RECORDED INFORMATION
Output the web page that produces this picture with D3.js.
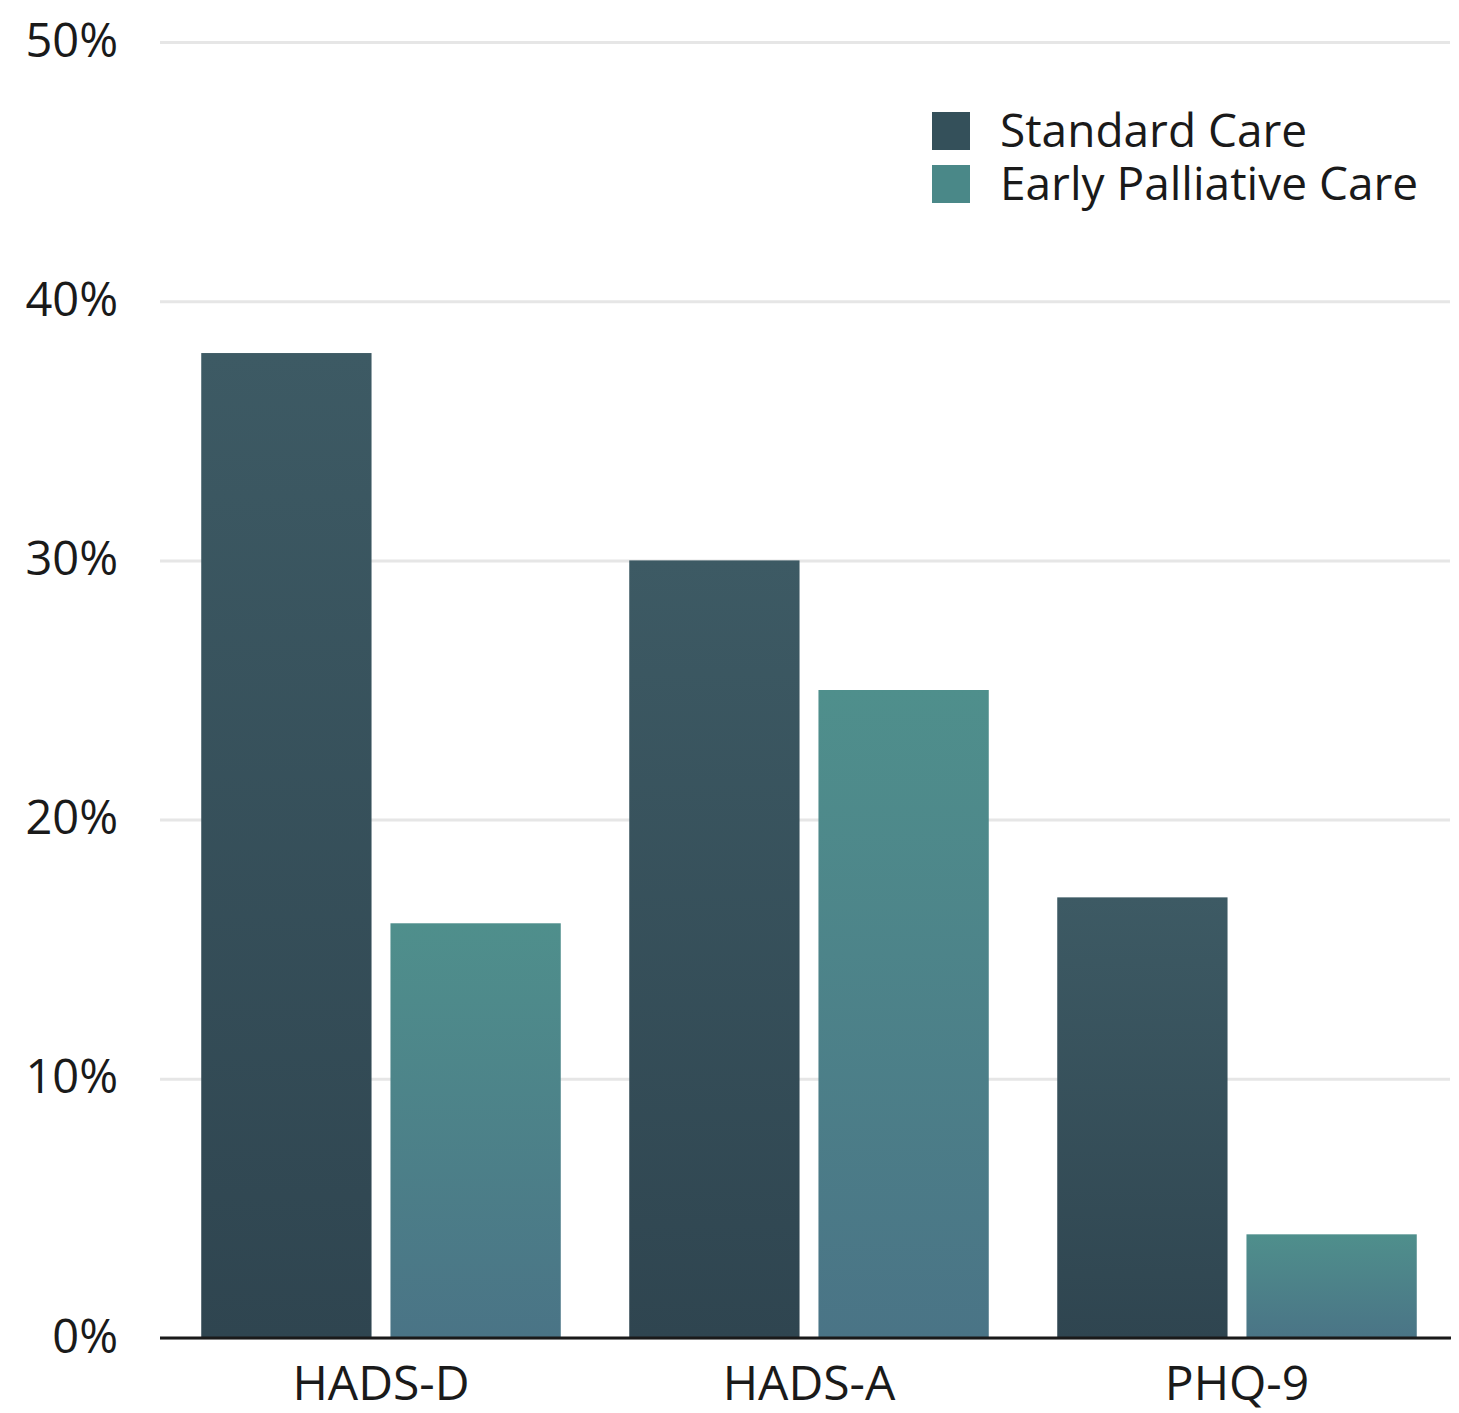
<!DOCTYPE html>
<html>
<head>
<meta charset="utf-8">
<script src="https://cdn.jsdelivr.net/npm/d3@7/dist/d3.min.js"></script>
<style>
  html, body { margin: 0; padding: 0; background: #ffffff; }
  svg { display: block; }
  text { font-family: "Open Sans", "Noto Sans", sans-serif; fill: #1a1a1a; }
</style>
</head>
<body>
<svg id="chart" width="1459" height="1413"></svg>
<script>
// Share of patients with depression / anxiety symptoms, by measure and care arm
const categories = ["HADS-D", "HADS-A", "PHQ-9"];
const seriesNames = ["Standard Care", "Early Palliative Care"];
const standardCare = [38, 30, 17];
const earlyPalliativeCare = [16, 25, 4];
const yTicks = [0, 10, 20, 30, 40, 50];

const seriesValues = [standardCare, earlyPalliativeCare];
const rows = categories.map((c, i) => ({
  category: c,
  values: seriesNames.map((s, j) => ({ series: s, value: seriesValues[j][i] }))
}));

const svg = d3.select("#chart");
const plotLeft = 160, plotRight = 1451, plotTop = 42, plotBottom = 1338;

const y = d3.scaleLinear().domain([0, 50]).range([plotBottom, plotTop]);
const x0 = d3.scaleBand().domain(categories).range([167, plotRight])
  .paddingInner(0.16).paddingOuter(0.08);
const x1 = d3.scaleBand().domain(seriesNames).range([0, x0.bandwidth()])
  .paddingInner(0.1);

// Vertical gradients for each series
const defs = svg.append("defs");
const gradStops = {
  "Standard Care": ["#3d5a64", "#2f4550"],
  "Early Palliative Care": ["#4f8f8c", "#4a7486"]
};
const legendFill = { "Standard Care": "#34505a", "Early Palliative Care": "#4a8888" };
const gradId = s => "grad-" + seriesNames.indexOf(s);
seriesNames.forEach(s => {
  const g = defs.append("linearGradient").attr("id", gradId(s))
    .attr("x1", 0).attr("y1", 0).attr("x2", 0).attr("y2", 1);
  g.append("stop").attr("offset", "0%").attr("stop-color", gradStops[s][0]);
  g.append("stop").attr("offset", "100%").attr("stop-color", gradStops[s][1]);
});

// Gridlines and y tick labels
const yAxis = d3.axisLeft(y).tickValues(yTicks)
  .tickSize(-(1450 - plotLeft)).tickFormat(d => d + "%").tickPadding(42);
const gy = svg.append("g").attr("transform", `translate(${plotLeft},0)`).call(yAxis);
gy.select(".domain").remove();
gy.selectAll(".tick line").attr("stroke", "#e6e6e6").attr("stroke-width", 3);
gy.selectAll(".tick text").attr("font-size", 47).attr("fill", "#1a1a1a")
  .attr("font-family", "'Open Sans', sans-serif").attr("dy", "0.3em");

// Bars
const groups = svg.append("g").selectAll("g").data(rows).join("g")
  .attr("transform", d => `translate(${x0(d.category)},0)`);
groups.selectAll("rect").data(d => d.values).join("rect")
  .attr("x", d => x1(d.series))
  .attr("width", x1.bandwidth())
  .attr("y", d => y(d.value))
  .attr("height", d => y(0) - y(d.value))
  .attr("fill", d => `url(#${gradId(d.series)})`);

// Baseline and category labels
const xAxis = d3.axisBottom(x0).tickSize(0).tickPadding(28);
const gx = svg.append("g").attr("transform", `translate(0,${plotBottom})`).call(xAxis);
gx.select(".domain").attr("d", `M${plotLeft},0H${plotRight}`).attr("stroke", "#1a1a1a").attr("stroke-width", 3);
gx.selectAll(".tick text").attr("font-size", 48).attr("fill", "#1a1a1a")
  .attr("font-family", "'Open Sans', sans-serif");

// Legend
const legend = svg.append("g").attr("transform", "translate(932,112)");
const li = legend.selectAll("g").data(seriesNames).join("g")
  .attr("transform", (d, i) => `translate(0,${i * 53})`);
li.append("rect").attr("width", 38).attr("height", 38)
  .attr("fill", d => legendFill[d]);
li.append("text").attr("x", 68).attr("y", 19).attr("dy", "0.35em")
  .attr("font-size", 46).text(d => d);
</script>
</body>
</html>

GIVEN REQUEST
From the top of the listing above, repeat each line exactly until you reach the line containing "const plotLeft = 160, plotRight", and repeat that one too. Leave the pictures out.

RESPONSE TO THIS EXERCISE
Output the web page that produces this picture with D3.js.
<!DOCTYPE html>
<html>
<head>
<meta charset="utf-8">
<script src="https://cdn.jsdelivr.net/npm/d3@7/dist/d3.min.js"></script>
<style>
  html, body { margin: 0; padding: 0; background: #ffffff; }
  svg { display: block; }
  text { font-family: "Open Sans", "Noto Sans", sans-serif; fill: #1a1a1a; }
</style>
</head>
<body>
<svg id="chart" width="1459" height="1413"></svg>
<script>
// Share of patients with depression / anxiety symptoms, by measure and care arm
const categories = ["HADS-D", "HADS-A", "PHQ-9"];
const seriesNames = ["Standard Care", "Early Palliative Care"];
const standardCare = [38, 30, 17];
const earlyPalliativeCare = [16, 25, 4];
const yTicks = [0, 10, 20, 30, 40, 50];

const seriesValues = [standardCare, earlyPalliativeCare];
const rows = categories.map((c, i) => ({
  category: c,
  values: seriesNames.map((s, j) => ({ series: s, value: seriesValues[j][i] }))
}));

const svg = d3.select("#chart");
const plotLeft = 160, plotRight = 1451, plotTop = 42, plotBottom = 1338;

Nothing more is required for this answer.